DOI: 10.7208/chicago/9780226612973.003.0004
[gender;characterization;stereotypes;authorship;masculinity in fiction;femininity in fiction;women writers]
This chapter explores the paradox that the representation of gender in fiction became more flexible while the sheer balance of attention between fictional men and women was growing more unequal. The rigidity of gendered roles can be measured by asking how easy it is to infer grammatical gender from ostensibly ungendered words used in characterization. In the nineteenth century, roles are so predictable that this inference is easy; it becomes harder as we move toward the present. But the diminishing power of stereotypes does not parallel progress toward equality of representation. On the contrary, by the middle of the twentieth century, women have lost almost half the space they occupied in nineteenth-century fiction. This tension between growing flexibility and growing inequality of representation presents literary historians with a striking paradox; a few potential explanations are considered.

DOI: 10.7208/chicago/9780226612973.003.0005
[distant reading;pleasure;digital humanities;mechanical objectivity;New Criticism;New Historicism;teaching;interdisciplinarity;big data]
Large-scale quantitative inquiry about literature is more deeply controversial than this book has so far admitted: critics claim not only that research of this kind is ineffective, but that it may be dangerous. To address that concern, this chapter explores several genuine risks of distant reading. First, preoccupation with quantitative details might lead literary scholars to forget the point of their enterprise—which is, after all, illuminating the enjoyment of poems, plays, and novels.
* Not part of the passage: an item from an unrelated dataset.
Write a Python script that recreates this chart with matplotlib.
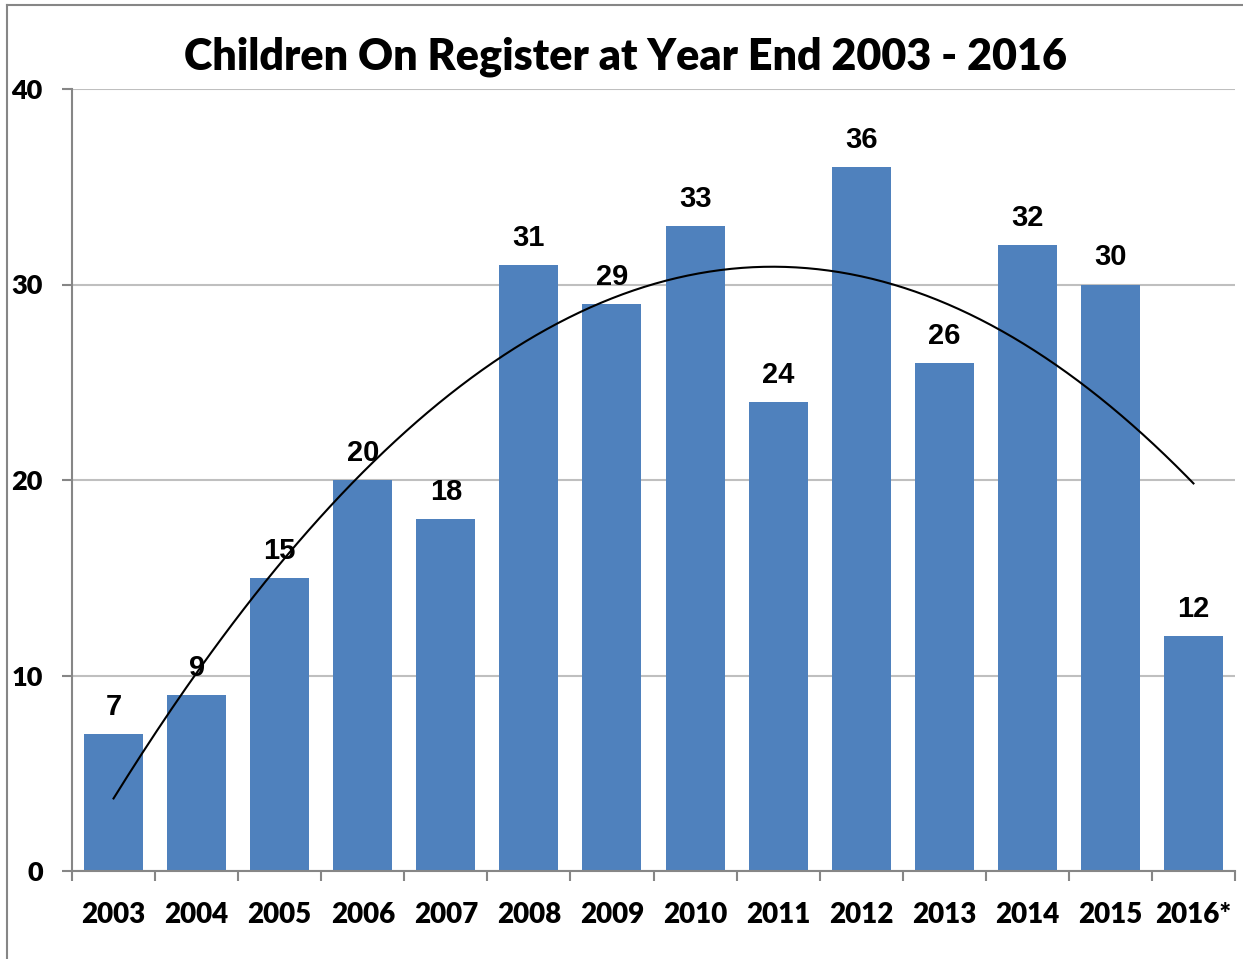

Second, association with computers might create an illusory aura of objectivity. Third, new approaches might prove difficult to fit into the curricular framework of a literature department. The chapter suggests that the first of these dangers can be addressed with ambitious, vivid writing; it argues that the second danger is best addressed by emphasizing the intellectual foundations of distant reading and minimizing digital hype. Curricular challenges, however, may prove more difficult to surmount. In the course of exploring these genuine problems with distant reading, the chapter also dismisses a couple of spurious ones—including the presentist assumption that literature must be allied with concrete particularity, and fear-mongering about "big data."